Reducing connection overhead for branch office scenarios

Because Choria allows you to manage nodes spread all around the world, and because you might be working from your laptop, far away from the (bad) Wi-Fi access points that connects you through (bad) PLC to the (bad) internet connection from the (not bad) island you are on, you may experience inconvenient latency and unreliabilities.

The reason is quite simple: while the Choria servers maintain a permanent connection with the message broker, the Choria client has to establish a new connection with the middleware for each request. Latency and packet loss do not help with establishing TLS encrypted connections in a timely fashion.
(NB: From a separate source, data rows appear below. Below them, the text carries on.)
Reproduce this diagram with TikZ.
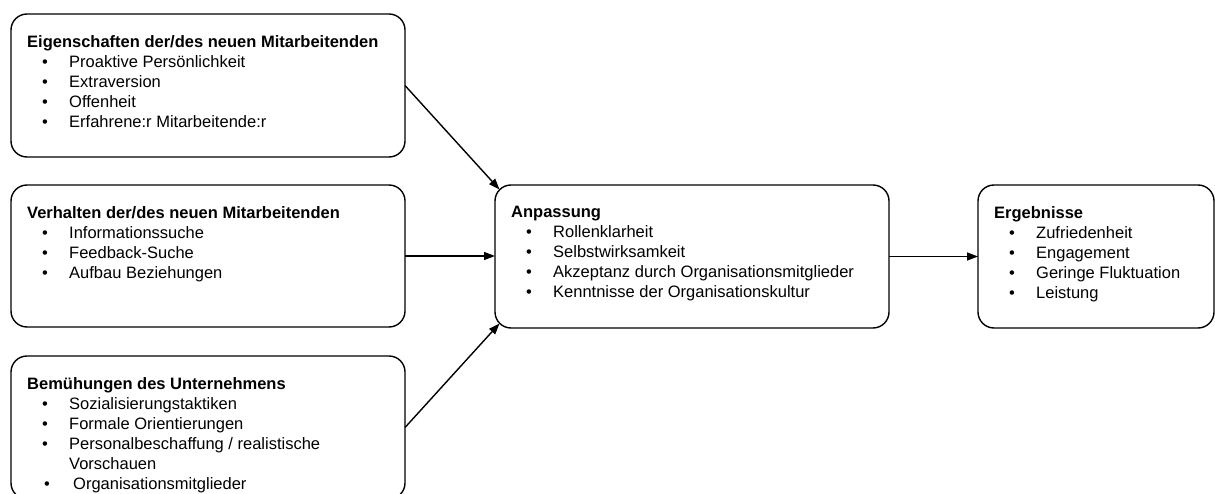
\documentclass[tikz,border=0pt]{standalone}
\usepackage{fontspec}
\setmainfont{Liberation Sans}
\usetikzlibrary{arrows.meta,calc}
\newcommand{\punkt}[1]{\\\hspace*{15pt}\makebox[27pt][l]{\textbullet}#1}
\begin{document}
\begin{tikzpicture}[x=1pt,y=-1pt,
  box/.style={draw, line width=1.4pt, rounded corners=16pt, anchor=north west, inner sep=0pt, outer sep=0pt},
  txt/.style={anchor=north west, inner sep=0pt, align=left, font=\fontsize{16.5}{20}\selectfont},
  pfeil/.style={line width=1.4pt, -{Triangle[length=11pt,width=8pt]}}]
\useasboundingbox (0,0) rectangle (1215,494);
% Kaesten
\node[box, minimum width=394pt, minimum height=143pt] (eig) at (11,14) {};
\node[box, minimum width=394pt, minimum height=142pt] (verh) at (11,185) {};
\node[box, minimum width=394pt, minimum height=143pt] (bem) at (11,356) {};
\node[box, minimum width=394pt, minimum height=143pt] (anp) at (495,185) {};
\node[box, minimum width=236pt, minimum height=143pt] (erg) at (978,185) {};
% Texte
\node[txt] (eigtext) at (27,35) {\textbf{Eigenschaften der/des neuen Mitarbeitenden}
  \punkt{Proaktive Persönlichkeit}\punkt{Extraversion}\punkt{Offenheit}\punkt{Erfahrene:r Mitarbeitende:r}};
\node[txt] (verhtext) at (27,206) {\textbf{Verhalten der/des neuen Mitarbeitenden}
  \punkt{Informationssuche}\punkt{Feedback-Suche}\punkt{Aufbau Beziehungen}};
\node[txt] (bemtext) at (27,377) {\textbf{Bemühungen des Unternehmens}
  \punkt{Sozialisierungstaktiken}\punkt{Formale Orientierungen}\punkt{Personalbeschaffung / realistische}\\
  \hspace*{42pt}Vorschauen\\
  \hspace*{17pt}\makebox[29pt][l]{\textbullet}Organisationsmitglieder};
\node[txt] (anptext) at (511,206) {\textbf{Anpassung}
  \punkt{Rollenklarheit}\punkt{Selbstwirksamkeit}\punkt{Akzeptanz durch Organisationsmitglieder}\punkt{Kenntnisse der Organisationskultur}};
\node[txt] (ergtext) at (994,206) {\textbf{Ergebnisse}
  \punkt{Zufriedenheit}\punkt{Engagement}\punkt{Geringe Fluktuation}\punkt{Leistung}};
% Pfeile
\draw[pfeil] (eig.east) -- ($(anp.north west)+(4.5,4.5)$);
\draw[pfeil] (verh.east) -- (verh.east -| anp.west);
\draw[pfeil] (bem.east) -- ($(anp.south west)+(4.5,-4.5)$);
\draw[pfeil] (anp.east) -- (erg.west);
\end{tikzpicture}
\end{document}
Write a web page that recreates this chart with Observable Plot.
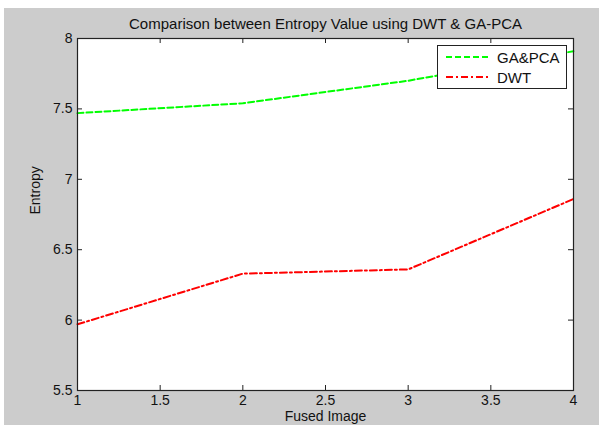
<!DOCTYPE html>
<html><head><meta charset="utf-8">
<script src="https://cdn.jsdelivr.net/npm/d3@7"></script>
<script src="https://cdn.jsdelivr.net/npm/@observablehq/plot@0.6"></script>
<style>
body{margin:0;background:#fff;}
#wrap{position:relative;width:599px;height:425px;overflow:hidden;}
#bg{position:absolute;left:4px;top:8px;right:0;bottom:0;background:#cccccc;}
#chart{position:absolute;left:0;top:0;}
#legend{position:absolute;left:437px;top:45px;width:128px;height:42px;background:#fff;border:1px solid #222;font-family:"Liberation Sans",Arial,sans-serif;font-size:15px;color:#111;}
#legend .row{position:absolute;left:0;height:18px;display:flex;align-items:center;}
#legend svg{margin-left:8px;margin-right:6px;}
</style>
</head><body>
<div id="wrap"><div id="bg"></div><div id="chart"></div>
<div id="legend">
 <div class="row" style="top:2px"><svg width="45" height="6"><line x1="0" y1="3" x2="45" y2="3" stroke="#00ff00" stroke-width="2" stroke-dasharray="6,3"/></svg><span id="l0"></span></div>
 <div class="row" style="top:22px"><svg width="45" height="6"><line x1="0" y1="3" x2="45" y2="3" stroke="#ff0000" stroke-width="2" stroke-dasharray="7,3,2,3"/></svg><span id="l1"></span></div>
</div>
</div>
<script>
const fusedImage = [1, 2, 3, 4];
const gaPca = [7.47, 7.54, 7.70, 7.91];
const dwt = [5.97, 6.33, 6.36, 6.86];
const seriesNames = ["GA&PCA", "DWT"];
const xTicks = [1, 1.5, 2, 2.5, 3, 3.5, 4];
const yTicks = [5.5, 6, 6.5, 7, 7.5, 8];
const titleText = "Comparison between Entropy Value using DWT & GA-PCA";
const xLabel = "Fused Image";
const yLabel = "Entropy";

document.getElementById("l0").textContent = seriesNames[0];
document.getElementById("l1").textContent = seriesNames[1];

const gaData = fusedImage.map((x, i) => ({x, y: gaPca[i]}));
const dwtData = fusedImage.map((x, i) => ({x, y: dwt[i]}));

const W = 599, H = 425, mL = 77, mR = 26, mT = 38, mB = 35;
const iw = W - mL - mR, ih = H - mT - mB, tk = 5;

const chart = Plot.plot({
  width: W, height: H,
  marginLeft: mL, marginRight: mR, marginTop: mT, marginBottom: mB,
  style: {background: "transparent", fontFamily: "Liberation Sans, Arial, sans-serif", fontSize: "14px", color: "#111"},
  x: {domain: [1, 4], ticks: xTicks, tickFormat: d => String(d)},
  y: {domain: [5.5, 8], ticks: yTicks, tickFormat: d => String(d)},
  marks: [
    Plot.frame({fill: "white", stroke: null}),
    Plot.line(gaData, {x: "x", y: "y", stroke: "#00ff00", strokeWidth: 2, strokeDasharray: "6,3"}),
    Plot.line(dwtData, {x: "x", y: "y", stroke: "#ff0000", strokeWidth: 2, strokeDasharray: "7,3,2,3"}),
    Plot.ruleX(xTicks, {x: d => d, insetTop: ih - tk, stroke: "#222"}),
    Plot.ruleX(xTicks, {x: d => d, insetBottom: ih - tk, stroke: "#222"}),
    Plot.ruleY(yTicks, {y: d => d, insetRight: iw - tk, stroke: "#222"}),
    Plot.ruleY(yTicks, {y: d => d, insetLeft: iw - tk, stroke: "#222"}),
    Plot.frame({stroke: "#222", strokeWidth: 1.2}),
    Plot.axisX({ticks: xTicks, tickSize: 0, tickPadding: 5, label: null, tickFormat: d => String(d), fontSize: 14}),
    Plot.axisY({ticks: yTicks, tickSize: 0, tickPadding: 5, label: null, tickFormat: d => String(d), fontSize: 14}),
    Plot.text([titleText], {frameAnchor: "top", dy: -14, text: d => d, fontSize: 15, lineAnchor: "middle", fill: "#111"}),
    Plot.text([xLabel], {frameAnchor: "bottom", dy: 21, text: d => d, fontSize: 14, lineAnchor: "top", fill: "#111"}),
    Plot.text([yLabel], {frameAnchor: "left", dx: -42, rotate: -90, text: d => d, fontSize: 14, lineAnchor: "middle", fill: "#111"})
  ]
});
document.getElementById("chart").append(chart);
</script>
</body></html>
But good news everyone! NATS — the messaging system Choria is built on — has built-in support for so-called leaf nodes which offer a solution to this problem.

A leaf node acts as a broker node. It accepts client connections on port 4222 and allow messages to be distributed to the server nodes. The key point is that it maintains a permanent connection with the Choria broker, so when a client connect to it, it is immediately able to send messages through the middleware.

Installing a leaf node nearby a Choria client (on the LAN in the office if multiple employees need to access the message broker, or maybe directly on your laptop if you happen to move around) allows the Choria clients to establish the expensive TLS handshake with a node next to them rather than one far far away, making the whole process faster and more reliable.

Let’s see how to proceed to deploy a leaf node.

Deploying a leaf node

The choria-choria Puppet module recently gained the capacity to configure leaf nodes (#239). It is part of the April 2021 Releases of Choria and require at least Choria Server version 0.22.0. This section shows how to proceed.

Before starting, you might want to measure the latency when you start to compare with what you have at the end. Let’s use choria ping for this purpose:

romain@zappy % choria ping
[...]
---- ping statistics ----
47 replies max: 378ms min: 172ms avg: 304ms overhead: 1.940s

The max / min / avg figures are not the one we are interested in here because they measure the latency between the choria client and the choria servers. The overhead is what we want to improve: the time needed by the client to establish a connexion to the broker node, nearly 2 seconds in my case.

On Choria broker nodes

Let’s start with the broker nodes configuration. It must be adjusted in order to accept connections from leaf nodes on a dedicated port:

choria::broker::leafnode_port: 7422

On Choria leaf nodes

A leaf node is really just a broker. We have to provide it the list the broker nodes it can use to reach the actual middleware (on the ports we have configured in the previous step) and it will listen on port 4222 to accept client connections:

choria::broker::leafnode_upstreams:
  choria:
    url: "nats://choria1.example.net:7422,nats://choria2.example.net:7422,nats://choria3.example.net:7422"

On Choria client nodes

Choria clients can now connect to the leaf node instead of the choria broker to join the middleware. Adjust the plugin.choria.middleware_hosts setting accordingly:

mcollective::common_config:
  plugin.choria.middleware_hosts: "leafnode.example.com:4222"

We are now done!

Checking the result

Let’s run choria ping one more time to compare the results. The first thing you will notice is that you will get a flow of replies almost immediately.

romain@zappy % choria ping
[...]
---- ping statistics ----
47 replies max: 509ms min: 171ms avg: 318ms overhead: 47ms

The latency timings are now slightly higher (in my case from 304 to 318 ms, so a 4.6% increase of the average latency) because messages now have to go through one more layer between the client and servers.

But the key point: the overhead was reduced from 1.940s to 47 ms, about 2.4% of the initial duration.